By Chris Tookey
Last updated at 1:40 AM on 22nd July 2011
Beginners (15)
Verdict: Too cute by three-quarters
Rating:
Writer-director Mike Mills made a likeable cult comedy in Thumbsucker (2005).
His second venture, Beginners, is a backward step: decently acted but so uneventful and underpowered that it will stretch the patience of mainstream audiences.
It’s almost worth watching for a modestly charming performance by Ewan McGregor as a youngish man perplexed but sympathetic when his father (Christopher Plummer, equally impressive) comes out as gay at the age of 75.

But Mills doesn’t delve deep into character, and his movie takes such care to be non-judgmental that it strays into preciousness.
Plummer’s gayness manifests itself in a liking for colourful cravats and a forced joviality around other homosexuals.
You’d never guess that sexual impulses are involved; in this movie, it’s a deliciously quirky lifestyle choice, roughly equivalent to taking up bowling in silk pyjamas.

The film is even less daring as a gut-wrenchingly twee romance develops between McGregor’s sadness-obsessed cartoonist and a depressingly personality-free French actress (Melanie Laurent).
As that relationship fizzles, so does the movie as a whole.
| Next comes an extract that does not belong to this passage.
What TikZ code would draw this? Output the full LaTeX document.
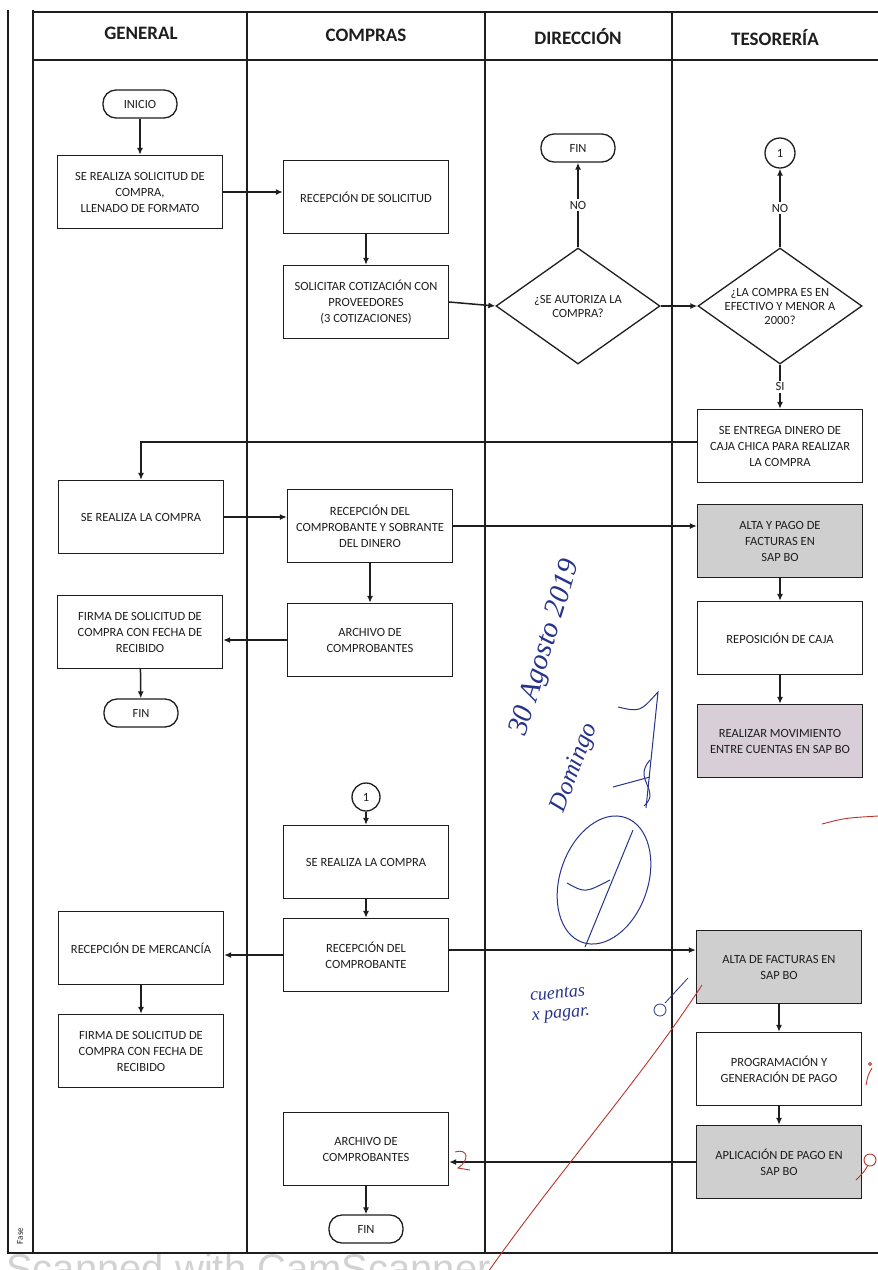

It turns into a bland, self-pitying bore — coy and creepily self-absorbed.
I can imagine this finding an appreciative fringe audience at the Sundance Film Festival, where being non-judgmental and liberal has taken the place of religious belief, but as a commercial prospect its prospects are — let’s try to be polite and non-judgmental about this — extremely limited.